Written exercise: Will you quote precisely the lines that run from the top of the material below to the line containing "xdoms = [[xf(110), xf(658)], [xf(673), xf(1220)]]", both ends included?
* * * * * * *
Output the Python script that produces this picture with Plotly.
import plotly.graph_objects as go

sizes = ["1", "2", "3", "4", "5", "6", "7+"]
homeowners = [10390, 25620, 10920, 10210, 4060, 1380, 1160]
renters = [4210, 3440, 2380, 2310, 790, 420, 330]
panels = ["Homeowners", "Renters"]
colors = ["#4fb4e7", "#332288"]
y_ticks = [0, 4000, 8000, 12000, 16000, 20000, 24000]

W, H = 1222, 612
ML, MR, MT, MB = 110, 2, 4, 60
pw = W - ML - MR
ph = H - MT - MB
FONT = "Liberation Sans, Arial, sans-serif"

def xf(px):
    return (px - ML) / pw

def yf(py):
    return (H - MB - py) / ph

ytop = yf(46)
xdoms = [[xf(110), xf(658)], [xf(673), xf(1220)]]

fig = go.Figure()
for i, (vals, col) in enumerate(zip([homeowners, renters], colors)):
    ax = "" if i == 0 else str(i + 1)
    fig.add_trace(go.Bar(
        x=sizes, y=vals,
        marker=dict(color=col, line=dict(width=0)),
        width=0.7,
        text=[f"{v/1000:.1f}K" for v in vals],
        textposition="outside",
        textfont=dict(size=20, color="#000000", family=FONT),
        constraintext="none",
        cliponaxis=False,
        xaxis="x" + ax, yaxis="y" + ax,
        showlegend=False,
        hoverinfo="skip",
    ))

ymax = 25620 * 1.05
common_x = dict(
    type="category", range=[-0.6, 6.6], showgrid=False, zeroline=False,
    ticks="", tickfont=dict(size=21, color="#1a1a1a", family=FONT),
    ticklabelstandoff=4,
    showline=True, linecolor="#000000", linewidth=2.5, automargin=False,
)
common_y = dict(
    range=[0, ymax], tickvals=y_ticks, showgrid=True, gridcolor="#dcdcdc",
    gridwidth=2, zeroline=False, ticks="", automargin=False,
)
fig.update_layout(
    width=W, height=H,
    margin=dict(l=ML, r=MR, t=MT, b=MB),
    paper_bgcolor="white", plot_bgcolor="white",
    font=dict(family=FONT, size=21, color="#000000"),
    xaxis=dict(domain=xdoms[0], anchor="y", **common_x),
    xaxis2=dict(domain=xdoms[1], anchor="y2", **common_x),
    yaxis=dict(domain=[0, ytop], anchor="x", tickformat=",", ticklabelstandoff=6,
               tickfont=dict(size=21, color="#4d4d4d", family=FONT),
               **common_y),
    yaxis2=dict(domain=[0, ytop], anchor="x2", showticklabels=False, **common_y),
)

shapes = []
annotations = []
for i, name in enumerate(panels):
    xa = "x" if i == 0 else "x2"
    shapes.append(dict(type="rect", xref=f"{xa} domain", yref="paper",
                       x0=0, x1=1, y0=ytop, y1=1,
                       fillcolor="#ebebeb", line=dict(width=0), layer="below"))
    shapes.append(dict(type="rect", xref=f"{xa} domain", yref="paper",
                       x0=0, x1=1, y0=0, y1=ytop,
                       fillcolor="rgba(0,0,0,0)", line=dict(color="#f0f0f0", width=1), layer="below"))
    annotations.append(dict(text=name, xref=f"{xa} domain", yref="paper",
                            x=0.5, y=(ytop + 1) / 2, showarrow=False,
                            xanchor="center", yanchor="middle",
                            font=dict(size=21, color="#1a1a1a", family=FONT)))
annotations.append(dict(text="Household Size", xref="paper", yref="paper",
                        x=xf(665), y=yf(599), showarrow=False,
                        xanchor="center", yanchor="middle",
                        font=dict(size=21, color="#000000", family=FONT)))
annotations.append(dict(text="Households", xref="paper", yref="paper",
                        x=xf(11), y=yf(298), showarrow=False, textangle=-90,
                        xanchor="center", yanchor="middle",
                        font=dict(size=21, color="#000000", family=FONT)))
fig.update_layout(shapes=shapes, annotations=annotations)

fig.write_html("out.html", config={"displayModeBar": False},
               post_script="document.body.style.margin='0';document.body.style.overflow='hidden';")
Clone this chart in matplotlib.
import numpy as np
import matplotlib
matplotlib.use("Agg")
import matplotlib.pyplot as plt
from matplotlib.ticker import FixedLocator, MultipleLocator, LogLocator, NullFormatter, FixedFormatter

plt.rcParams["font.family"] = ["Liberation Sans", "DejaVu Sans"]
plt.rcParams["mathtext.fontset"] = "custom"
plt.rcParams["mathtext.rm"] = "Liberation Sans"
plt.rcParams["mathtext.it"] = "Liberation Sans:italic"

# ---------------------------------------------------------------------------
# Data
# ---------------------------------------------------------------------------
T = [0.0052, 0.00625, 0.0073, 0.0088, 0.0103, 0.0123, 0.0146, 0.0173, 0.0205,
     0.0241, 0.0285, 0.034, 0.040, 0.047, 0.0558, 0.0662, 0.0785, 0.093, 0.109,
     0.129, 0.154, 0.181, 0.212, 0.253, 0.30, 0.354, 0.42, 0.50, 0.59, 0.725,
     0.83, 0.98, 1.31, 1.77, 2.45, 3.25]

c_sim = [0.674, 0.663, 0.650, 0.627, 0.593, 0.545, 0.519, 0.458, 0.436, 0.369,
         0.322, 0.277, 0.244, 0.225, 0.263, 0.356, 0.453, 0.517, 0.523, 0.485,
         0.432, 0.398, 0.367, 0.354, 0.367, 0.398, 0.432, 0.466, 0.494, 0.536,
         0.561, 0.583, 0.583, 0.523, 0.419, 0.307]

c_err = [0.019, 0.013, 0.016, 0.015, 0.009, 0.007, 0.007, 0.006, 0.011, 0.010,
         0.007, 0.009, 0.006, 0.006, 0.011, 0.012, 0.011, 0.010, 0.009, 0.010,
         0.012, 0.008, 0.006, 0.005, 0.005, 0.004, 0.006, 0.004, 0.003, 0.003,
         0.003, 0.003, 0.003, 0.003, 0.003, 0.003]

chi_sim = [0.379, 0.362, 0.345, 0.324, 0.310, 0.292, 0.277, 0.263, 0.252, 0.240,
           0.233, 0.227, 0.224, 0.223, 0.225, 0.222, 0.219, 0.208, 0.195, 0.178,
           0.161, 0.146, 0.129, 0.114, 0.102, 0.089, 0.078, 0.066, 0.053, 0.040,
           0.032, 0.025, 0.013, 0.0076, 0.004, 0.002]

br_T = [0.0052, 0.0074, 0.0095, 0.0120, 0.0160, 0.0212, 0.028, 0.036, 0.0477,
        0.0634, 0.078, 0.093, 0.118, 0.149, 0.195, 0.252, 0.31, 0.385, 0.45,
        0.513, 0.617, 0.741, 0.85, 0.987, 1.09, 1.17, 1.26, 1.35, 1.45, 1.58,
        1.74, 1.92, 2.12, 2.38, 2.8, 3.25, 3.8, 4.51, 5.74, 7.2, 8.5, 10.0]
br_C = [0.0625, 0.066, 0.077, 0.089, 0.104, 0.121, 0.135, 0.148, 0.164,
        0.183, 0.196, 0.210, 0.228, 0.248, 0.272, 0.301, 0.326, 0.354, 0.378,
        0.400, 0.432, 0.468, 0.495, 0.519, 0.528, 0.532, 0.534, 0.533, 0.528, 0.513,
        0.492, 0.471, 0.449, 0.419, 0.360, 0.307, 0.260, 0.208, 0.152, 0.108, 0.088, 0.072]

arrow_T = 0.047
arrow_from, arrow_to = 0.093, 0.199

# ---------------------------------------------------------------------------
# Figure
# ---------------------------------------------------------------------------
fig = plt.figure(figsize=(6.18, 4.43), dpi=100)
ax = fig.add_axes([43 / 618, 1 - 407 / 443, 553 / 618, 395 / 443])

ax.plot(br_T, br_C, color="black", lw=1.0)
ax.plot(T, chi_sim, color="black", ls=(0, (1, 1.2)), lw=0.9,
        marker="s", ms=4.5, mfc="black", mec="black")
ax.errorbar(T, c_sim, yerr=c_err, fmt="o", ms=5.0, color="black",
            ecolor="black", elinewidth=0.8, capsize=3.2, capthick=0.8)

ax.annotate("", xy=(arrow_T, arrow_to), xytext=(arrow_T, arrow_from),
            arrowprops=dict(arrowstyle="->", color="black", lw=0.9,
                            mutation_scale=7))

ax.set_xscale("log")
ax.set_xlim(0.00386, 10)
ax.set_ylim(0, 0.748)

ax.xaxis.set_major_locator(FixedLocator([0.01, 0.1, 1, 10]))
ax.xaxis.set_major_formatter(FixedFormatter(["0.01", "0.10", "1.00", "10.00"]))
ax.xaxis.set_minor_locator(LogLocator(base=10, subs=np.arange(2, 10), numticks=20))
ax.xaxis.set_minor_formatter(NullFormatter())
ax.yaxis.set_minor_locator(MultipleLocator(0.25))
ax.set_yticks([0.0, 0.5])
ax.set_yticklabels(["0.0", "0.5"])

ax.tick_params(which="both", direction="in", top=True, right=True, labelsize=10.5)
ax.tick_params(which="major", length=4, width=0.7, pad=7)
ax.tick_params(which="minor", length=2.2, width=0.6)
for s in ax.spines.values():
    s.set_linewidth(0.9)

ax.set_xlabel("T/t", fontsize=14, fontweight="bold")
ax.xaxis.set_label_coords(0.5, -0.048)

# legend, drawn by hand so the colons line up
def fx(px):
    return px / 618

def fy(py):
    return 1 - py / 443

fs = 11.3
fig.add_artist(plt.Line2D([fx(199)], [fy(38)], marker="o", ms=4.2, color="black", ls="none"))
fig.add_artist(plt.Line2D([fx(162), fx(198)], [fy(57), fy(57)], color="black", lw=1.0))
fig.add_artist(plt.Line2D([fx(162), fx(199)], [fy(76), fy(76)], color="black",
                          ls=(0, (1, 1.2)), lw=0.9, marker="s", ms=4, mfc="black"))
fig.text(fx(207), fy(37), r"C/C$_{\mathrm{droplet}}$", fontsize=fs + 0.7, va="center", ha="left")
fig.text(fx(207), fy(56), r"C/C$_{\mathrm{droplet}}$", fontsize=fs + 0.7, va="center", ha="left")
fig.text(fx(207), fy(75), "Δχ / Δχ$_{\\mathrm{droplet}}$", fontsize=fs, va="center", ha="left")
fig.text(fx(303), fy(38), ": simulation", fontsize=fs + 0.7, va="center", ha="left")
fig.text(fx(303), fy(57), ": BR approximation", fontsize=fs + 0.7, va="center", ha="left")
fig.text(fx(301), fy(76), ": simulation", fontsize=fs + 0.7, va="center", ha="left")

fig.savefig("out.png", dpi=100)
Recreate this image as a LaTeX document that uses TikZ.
* * * * * * *
The completed task:
Output the Python script that produces this picture with Plotly.
import plotly.graph_objects as go

sizes = ["1", "2", "3", "4", "5", "6", "7+"]
homeowners = [10390, 25620, 10920, 10210, 4060, 1380, 1160]
renters = [4210, 3440, 2380, 2310, 790, 420, 330]
panels = ["Homeowners", "Renters"]
colors = ["#4fb4e7", "#332288"]
y_ticks = [0, 4000, 8000, 12000, 16000, 20000, 24000]

W, H = 1222, 612
ML, MR, MT, MB = 110, 2, 4, 60
pw = W - ML - MR
ph = H - MT - MB
FONT = "Liberation Sans, Arial, sans-serif"

def xf(px):
    return (px - ML) / pw

def yf(py):
    return (H - MB - py) / ph

ytop = yf(46)
xdoms = [[xf(110), xf(658)], [xf(673), xf(1220)]]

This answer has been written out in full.